The SC's actions and conclusions could, thus, be quite disconcerting and raise a number of questions:
1) If the judiciary had been shown in a cleaner image (not leading), would the SC have displayed such a response?
2) If a replication study is conducted, the judiciary's ranking could fall from first place to second, third, or even fourth. Should that allay citizens' concerns about perceived corruption in the judiciary?
3) TIB reports have been called into question in the past too; but, was its credibility ever really destroyed? As part of an international effort to promote transparency, it seems to use credible methodologies;
4) Does the SC feel that surveys are inherently flawed and ought not to be used to assess public services?
5) Might the judiciary have strengthened the hands of the corrupt within its system? Will these elements now feel much safer to harass the citizenry, and in greater measure?

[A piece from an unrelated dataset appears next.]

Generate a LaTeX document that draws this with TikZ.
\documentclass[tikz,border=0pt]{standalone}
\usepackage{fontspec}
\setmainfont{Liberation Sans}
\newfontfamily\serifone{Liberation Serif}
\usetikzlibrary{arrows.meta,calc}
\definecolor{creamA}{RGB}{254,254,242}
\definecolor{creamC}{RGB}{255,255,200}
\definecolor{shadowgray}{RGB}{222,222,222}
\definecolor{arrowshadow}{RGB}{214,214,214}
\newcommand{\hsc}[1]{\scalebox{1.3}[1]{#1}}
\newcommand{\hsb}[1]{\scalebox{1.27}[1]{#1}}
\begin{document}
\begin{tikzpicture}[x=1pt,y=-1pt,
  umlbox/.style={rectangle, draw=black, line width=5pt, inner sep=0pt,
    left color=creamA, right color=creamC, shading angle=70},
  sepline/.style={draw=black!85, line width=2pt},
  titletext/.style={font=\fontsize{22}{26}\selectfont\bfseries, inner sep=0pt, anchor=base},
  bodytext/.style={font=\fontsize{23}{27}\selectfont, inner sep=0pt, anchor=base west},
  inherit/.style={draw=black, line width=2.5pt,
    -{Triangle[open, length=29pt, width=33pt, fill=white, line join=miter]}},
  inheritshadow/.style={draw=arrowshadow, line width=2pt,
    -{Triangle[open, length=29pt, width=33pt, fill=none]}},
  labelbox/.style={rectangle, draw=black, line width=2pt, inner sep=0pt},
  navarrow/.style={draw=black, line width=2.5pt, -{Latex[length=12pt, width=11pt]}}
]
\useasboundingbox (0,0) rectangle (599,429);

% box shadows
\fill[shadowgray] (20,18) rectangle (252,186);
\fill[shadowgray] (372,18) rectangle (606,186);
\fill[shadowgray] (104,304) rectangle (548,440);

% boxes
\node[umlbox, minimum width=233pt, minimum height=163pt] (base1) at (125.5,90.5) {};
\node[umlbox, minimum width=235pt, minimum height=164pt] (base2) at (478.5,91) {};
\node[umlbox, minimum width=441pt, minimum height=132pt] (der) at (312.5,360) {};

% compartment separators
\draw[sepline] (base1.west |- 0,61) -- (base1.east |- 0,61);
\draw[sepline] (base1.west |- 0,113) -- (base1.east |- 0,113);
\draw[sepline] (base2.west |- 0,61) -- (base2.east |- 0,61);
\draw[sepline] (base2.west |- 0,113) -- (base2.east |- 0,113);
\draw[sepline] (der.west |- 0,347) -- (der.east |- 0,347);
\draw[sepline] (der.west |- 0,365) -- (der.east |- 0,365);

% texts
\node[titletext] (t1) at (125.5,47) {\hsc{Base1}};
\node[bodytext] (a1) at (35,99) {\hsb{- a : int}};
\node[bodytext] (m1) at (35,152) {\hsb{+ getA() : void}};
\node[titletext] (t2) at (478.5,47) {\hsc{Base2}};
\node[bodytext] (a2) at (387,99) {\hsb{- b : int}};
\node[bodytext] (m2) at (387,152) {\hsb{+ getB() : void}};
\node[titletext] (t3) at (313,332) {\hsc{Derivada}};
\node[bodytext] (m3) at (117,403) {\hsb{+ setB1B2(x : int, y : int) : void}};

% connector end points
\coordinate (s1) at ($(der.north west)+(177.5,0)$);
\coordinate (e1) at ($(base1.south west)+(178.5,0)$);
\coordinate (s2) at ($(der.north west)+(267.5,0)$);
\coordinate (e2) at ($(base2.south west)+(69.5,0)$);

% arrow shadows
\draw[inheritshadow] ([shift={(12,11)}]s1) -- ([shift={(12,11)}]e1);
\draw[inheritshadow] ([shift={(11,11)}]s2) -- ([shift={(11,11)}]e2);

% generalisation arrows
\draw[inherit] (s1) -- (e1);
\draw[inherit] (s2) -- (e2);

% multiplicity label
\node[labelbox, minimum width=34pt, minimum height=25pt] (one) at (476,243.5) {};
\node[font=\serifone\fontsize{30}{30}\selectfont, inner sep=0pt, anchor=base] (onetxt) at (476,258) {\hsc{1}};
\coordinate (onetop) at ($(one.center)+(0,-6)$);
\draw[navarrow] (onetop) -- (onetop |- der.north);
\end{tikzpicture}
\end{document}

Transparency, today, is a crying need in the country. True development and alleviation of poverty can come about when the inner workings of the nation's core institutions are opened to the public for assessment. In this, TIB has played a vital role by seeking opinions of the key constituency: the beneficiaries of public services. A concern now is whether TIB is unlikely to conduct similar studies in the future for fear of being twice-burnt.
Instead of the angry reaction, the SC could have displayed a wiser and nobler stance by thanking TIB for helping unearth what goes on inside the judiciary's arcane world and its current state and health. This would reinforce the judiciary's clear intent to establish and deliver justice in greater measure, signaling hope for those who struggle with injustice almost daily.
A positive institutional attitude is what is needed today across various public sector services to better serve the nation in its quest for emancipation. In such an attitude lies the real possibility that appropriate measures will be taken by the higher ups to ultimately rid the people, whom they are duty-bound to serve, of their miseries. The present attitude comes across as ominous -- one that maintains the status quo, projects bureaucratic hegemony, and detracts from a people-centric ethos.